Monthly Archives: April 2005

Bike Fit? Pounds? Materials? What?

“A good friend of mine was a writer for a Spanish Cycling magazine in which he would do frame reviews. While he would offer useful insights into issues like geometry, weight, etc., the question would always come back to him, “but will I be faster on this bike.” I always liked his answer, which was if you want to believe that a bike will make you faster, then this is probably the best reason that it will.”

Lessons & Myths on Bike Fit, Frame Materials, Aero-positions, et al., Michael McCormack, M2 Coaching

How interesting to see a comment like that from my Ironman coach.

Before I bought my Cervelo P2K, I rode a Aegis, Cannondale, Guru, Kestrel, and Trek. I drove all over the Bay Area to various bike shops to find out what the difference was between all these bikes. Dura-Ace vs. Ultegra vs. Campy, steel vs. carbon vs. aluminum vs. titanium, triathlon angle vs. cycling angle – I think it all really serves to confuse the average bike buyer and probably makes us spend more money than we should.

How much does a pound here or there really affect your riding? I met one of my coach’s athletes in NYC and we were shooting the breeze about bikes and we both had come to the same conclusion that the parts and pounds and materials really don’t make much difference to people under Lance Armstrong. We’ve both seen riders on what seem to be heavier bikes blow past us on the race course. It obviously couldn’t have been the high tech advanced materials on our own bikes slowing us down – more obviously it was the fact that we just aren’t that strong riders yet and that we needed to spend more quality training on the bike improving our basic technique and strength.
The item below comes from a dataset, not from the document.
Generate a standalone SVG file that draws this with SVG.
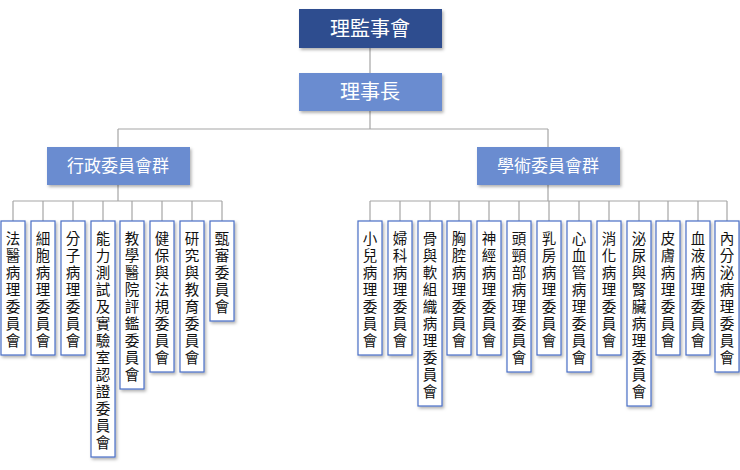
<svg xmlns="http://www.w3.org/2000/svg" width="740" height="470" viewBox="0 0 740 470">
<defs><filter id="sh" x="-20%" y="-10%" width="150%" height="130%"><feDropShadow dx="1.5" dy="2" stdDeviation="1.5" flood-color="#000" flood-opacity="0.3"/></filter></defs>
<style>
.top{fill:#2f4d8f;filter:url(#sh)}
.mid{fill:#6b8cd0;filter:url(#sh)}
.t{fill:#fff;font-family:"Noto Sans CJK TC","Noto Sans CJK SC",sans-serif;text-anchor:middle}
.leaf{fill:#fff;stroke:#4a6fc6;stroke-width:1.2;filter:url(#sh)}
.lt{fill:#111;font-family:"Noto Sans CJK TC","Noto Sans CJK SC",sans-serif;font-size:14.5px;text-anchor:middle}
.c{stroke:#a6a6a6;stroke-width:1.2;fill:none}
</style>
<g id="connectors" class="c">
<path d="M370 48V73M370 111V129M118 129H548M118 129V147M548 129V147"/>
<path d="M118 185V201M13 201H222M13 201V221M43 201V221M73 201V221M103 201V221M132 201V221M162 201V221M192 201V221M222 201V221"/>
<path d="M548 185V201M370 201H727M370 201V221M400 201V221M430 201V221M459 201V221M489 201V221M519 201V221M549 201V221M579 201V221M609 201V221M639 201V221M668 201V221M698 201V221M727 201V221"/>
</g>
<g id="n0"><rect class="top" x="299" y="9" width="143" height="39"/><text class="t" x="370" y="36" font-size="20">理監事會</text></g>
<g id="n1"><rect class="mid" x="299" y="73" width="143" height="38"/><text class="t" x="370" y="99" font-size="20">理事長</text></g>
<g id="n2"><rect class="mid" x="47" y="147" width="143" height="38"/><text class="t" x="118" y="172" font-size="17">行政委員會群</text></g>
<g id="n3"><rect class="mid" x="477" y="147" width="143" height="38"/><text class="t" x="548" y="172" font-size="17">學術委員會群</text></g>
<g id="a1"><rect class="leaf" x="1" y="221" width="24" height="134"/><text class="lt"><tspan x="13" y="244">法</tspan><tspan x="13" y="261">醫</tspan><tspan x="13" y="278">病</tspan><tspan x="13" y="295">理</tspan><tspan x="13" y="312">委</tspan><tspan x="13" y="329">員</tspan><tspan x="13" y="346">會</tspan></text></g>
<g id="a2"><rect class="leaf" x="31" y="221" width="24" height="134"/><text class="lt"><tspan x="43" y="244">細</tspan><tspan x="43" y="261">胞</tspan><tspan x="43" y="278">病</tspan><tspan x="43" y="295">理</tspan><tspan x="43" y="312">委</tspan><tspan x="43" y="329">員</tspan><tspan x="43" y="346">會</tspan></text></g>
<g id="a3"><rect class="leaf" x="61" y="221" width="24" height="134"/><text class="lt"><tspan x="73" y="244">分</tspan><tspan x="73" y="261">子</tspan><tspan x="73" y="278">病</tspan><tspan x="73" y="295">理</tspan><tspan x="73" y="312">委</tspan><tspan x="73" y="329">員</tspan><tspan x="73" y="346">會</tspan></text></g>
<g id="a4"><rect class="leaf" x="91" y="221" width="24" height="236"/><text class="lt"><tspan x="103" y="244">能</tspan><tspan x="103" y="261">力</tspan><tspan x="103" y="278">測</tspan><tspan x="103" y="295">試</tspan><tspan x="103" y="312">及</tspan><tspan x="103" y="329">實</tspan><tspan x="103" y="346">驗</tspan><tspan x="103" y="363">室</tspan><tspan x="103" y="380">認</tspan><tspan x="103" y="397">證</tspan><tspan x="103" y="414">委</tspan><tspan x="103" y="431">員</tspan><tspan x="103" y="448">會</tspan></text></g>
<g id="a5"><rect class="leaf" x="120" y="221" width="24" height="168"/><text class="lt"><tspan x="132" y="244">教</tspan><tspan x="132" y="261">學</tspan><tspan x="132" y="278">醫</tspan><tspan x="132" y="295">院</tspan><tspan x="132" y="312">評</tspan><tspan x="132" y="329">鑑</tspan><tspan x="132" y="346">委</tspan><tspan x="132" y="363">員</tspan><tspan x="132" y="380">會</tspan></text></g>
<g id="a6"><rect class="leaf" x="150" y="221" width="24" height="151"/><text class="lt"><tspan x="162" y="244">健</tspan><tspan x="162" y="261">保</tspan><tspan x="162" y="278">與</tspan><tspan x="162" y="295">法</tspan><tspan x="162" y="312">規</tspan><tspan x="162" y="329">委</tspan><tspan x="162" y="346">員</tspan><tspan x="162" y="363">會</tspan></text></g>
<g id="a7"><rect class="leaf" x="180" y="221" width="24" height="151"/><text class="lt"><tspan x="192" y="244">研</tspan><tspan x="192" y="261">究</tspan><tspan x="192" y="278">與</tspan><tspan x="192" y="295">教</tspan><tspan x="192" y="312">育</tspan><tspan x="192" y="329">委</tspan><tspan x="192" y="346">員</tspan><tspan x="192" y="363">會</tspan></text></g>
<g id="a8"><rect class="leaf" x="210" y="221" width="24" height="100"/><text class="lt"><tspan x="222" y="244">甄</tspan><tspan x="222" y="261">審</tspan><tspan x="222" y="278">委</tspan><tspan x="222" y="295">員</tspan><tspan x="222" y="312">會</tspan></text></g>
<g id="b1"><rect class="leaf" x="358" y="221" width="24" height="134"/><text class="lt"><tspan x="370" y="244">小</tspan><tspan x="370" y="261">兒</tspan><tspan x="370" y="278">病</tspan><tspan x="370" y="295">理</tspan><tspan x="370" y="312">委</tspan><tspan x="370" y="329">員</tspan><tspan x="370" y="346">會</tspan></text></g>
<g id="b2"><rect class="leaf" x="388" y="221" width="24" height="134"/><text class="lt"><tspan x="400" y="244">婦</tspan><tspan x="400" y="261">科</tspan><tspan x="400" y="278">病</tspan><tspan x="400" y="295">理</tspan><tspan x="400" y="312">委</tspan><tspan x="400" y="329">員</tspan><tspan x="400" y="346">會</tspan></text></g>
<g id="b3"><rect class="leaf" x="418" y="221" width="24" height="185"/><text class="lt"><tspan x="430" y="244">骨</tspan><tspan x="430" y="261">與</tspan><tspan x="430" y="278">軟</tspan><tspan x="430" y="295">組</tspan><tspan x="430" y="312">織</tspan><tspan x="430" y="329">病</tspan><tspan x="430" y="346">理</tspan><tspan x="430" y="363">委</tspan><tspan x="430" y="380">員</tspan><tspan x="430" y="397">會</tspan></text></g>
<g id="b4"><rect class="leaf" x="447" y="221" width="24" height="134"/><text class="lt"><tspan x="459" y="244">胸</tspan><tspan x="459" y="261">腔</tspan><tspan x="459" y="278">病</tspan><tspan x="459" y="295">理</tspan><tspan x="459" y="312">委</tspan><tspan x="459" y="329">員</tspan><tspan x="459" y="346">會</tspan></text></g>
<g id="b5"><rect class="leaf" x="477" y="221" width="24" height="134"/><text class="lt"><tspan x="489" y="244">神</tspan><tspan x="489" y="261">經</tspan><tspan x="489" y="278">病</tspan><tspan x="489" y="295">理</tspan><tspan x="489" y="312">委</tspan><tspan x="489" y="329">員</tspan><tspan x="489" y="346">會</tspan></text></g>
<g id="b6"><rect class="leaf" x="507" y="221" width="24" height="151"/><text class="lt"><tspan x="519" y="244">頭</tspan><tspan x="519" y="261">頸</tspan><tspan x="519" y="278">部</tspan><tspan x="519" y="295">病</tspan><tspan x="519" y="312">理</tspan><tspan x="519" y="329">委</tspan><tspan x="519" y="346">員</tspan><tspan x="519" y="363">會</tspan></text></g>
<g id="b7"><rect class="leaf" x="537" y="221" width="24" height="134"/><text class="lt"><tspan x="549" y="244">乳</tspan><tspan x="549" y="261">房</tspan><tspan x="549" y="278">病</tspan><tspan x="549" y="295">理</tspan><tspan x="549" y="312">委</tspan><tspan x="549" y="329">員</tspan><tspan x="549" y="346">會</tspan></text></g>
<g id="b8"><rect class="leaf" x="567" y="221" width="24" height="151"/><text class="lt"><tspan x="579" y="244">心</tspan><tspan x="579" y="261">血</tspan><tspan x="579" y="278">管</tspan><tspan x="579" y="295">病</tspan><tspan x="579" y="312">理</tspan><tspan x="579" y="329">委</tspan><tspan x="579" y="346">員</tspan><tspan x="579" y="363">會</tspan></text></g>
<g id="b9"><rect class="leaf" x="597" y="221" width="24" height="134"/><text class="lt"><tspan x="609" y="244">消</tspan><tspan x="609" y="261">化</tspan><tspan x="609" y="278">病</tspan><tspan x="609" y="295">理</tspan><tspan x="609" y="312">委</tspan><tspan x="609" y="329">員</tspan><tspan x="609" y="346">會</tspan></text></g>
<g id="b10"><rect class="leaf" x="627" y="221" width="24" height="185"/><text class="lt"><tspan x="639" y="244">泌</tspan><tspan x="639" y="261">尿</tspan><tspan x="639" y="278">與</tspan><tspan x="639" y="295">腎</tspan><tspan x="639" y="312">臟</tspan><tspan x="639" y="329">病</tspan><tspan x="639" y="346">理</tspan><tspan x="639" y="363">委</tspan><tspan x="639" y="380">員</tspan><tspan x="639" y="397">會</tspan></text></g>
<g id="b11"><rect class="leaf" x="656" y="221" width="24" height="134"/><text class="lt"><tspan x="668" y="244">皮</tspan><tspan x="668" y="261">膚</tspan><tspan x="668" y="278">病</tspan><tspan x="668" y="295">理</tspan><tspan x="668" y="312">委</tspan><tspan x="668" y="329">員</tspan><tspan x="668" y="346">會</tspan></text></g>
<g id="b12"><rect class="leaf" x="686" y="221" width="24" height="134"/><text class="lt"><tspan x="698" y="244">血</tspan><tspan x="698" y="261">液</tspan><tspan x="698" y="278">病</tspan><tspan x="698" y="295">理</tspan><tspan x="698" y="312">委</tspan><tspan x="698" y="329">員</tspan><tspan x="698" y="346">會</tspan></text></g>
<g id="b13"><rect class="leaf" x="715" y="221" width="24" height="151"/><text class="lt"><tspan x="727" y="244">內</tspan><tspan x="727" y="261">分</tspan><tspan x="727" y="278">泌</tspan><tspan x="727" y="295">病</tspan><tspan x="727" y="312">理</tspan><tspan x="727" y="329">委</tspan><tspan x="727" y="346">員</tspan><tspan x="727" y="363">會</tspan></text></g>
</svg>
Another friend of mine asked me how she should choose her bike. She and I talked about the pros and cons of the parts, materials, and pounds but I told her in the end what was really important was that she felt SUPER FAST on the bike. Because if you don’t, you’ll always have that nagging at you during a ride or a race, and it will be a constant discomfort that you really don’t need.

That’s how I chose my Cervelo P2K. It wasn’t the lightest bike and had a component set one down from the very top. It wasn’t the most cushiest of rides with carbon fiber throughout, but actually stiff aluminum. But, I FELT LIKE A ROCKET on that bike. Now I don’t ride all that fast compared to some really strong guys out there, but I don’t care. When I’m on that bike, I feel like I have a jet engine strapped to my bike and I am flying down the road.

Once again, how important is the psychological aspect of racing? Super important. Whether it’s your equipment or your technique, you need to have confidence in yourself and your abilities. If you don’t you’ll have yet another barrier to conquer come race day.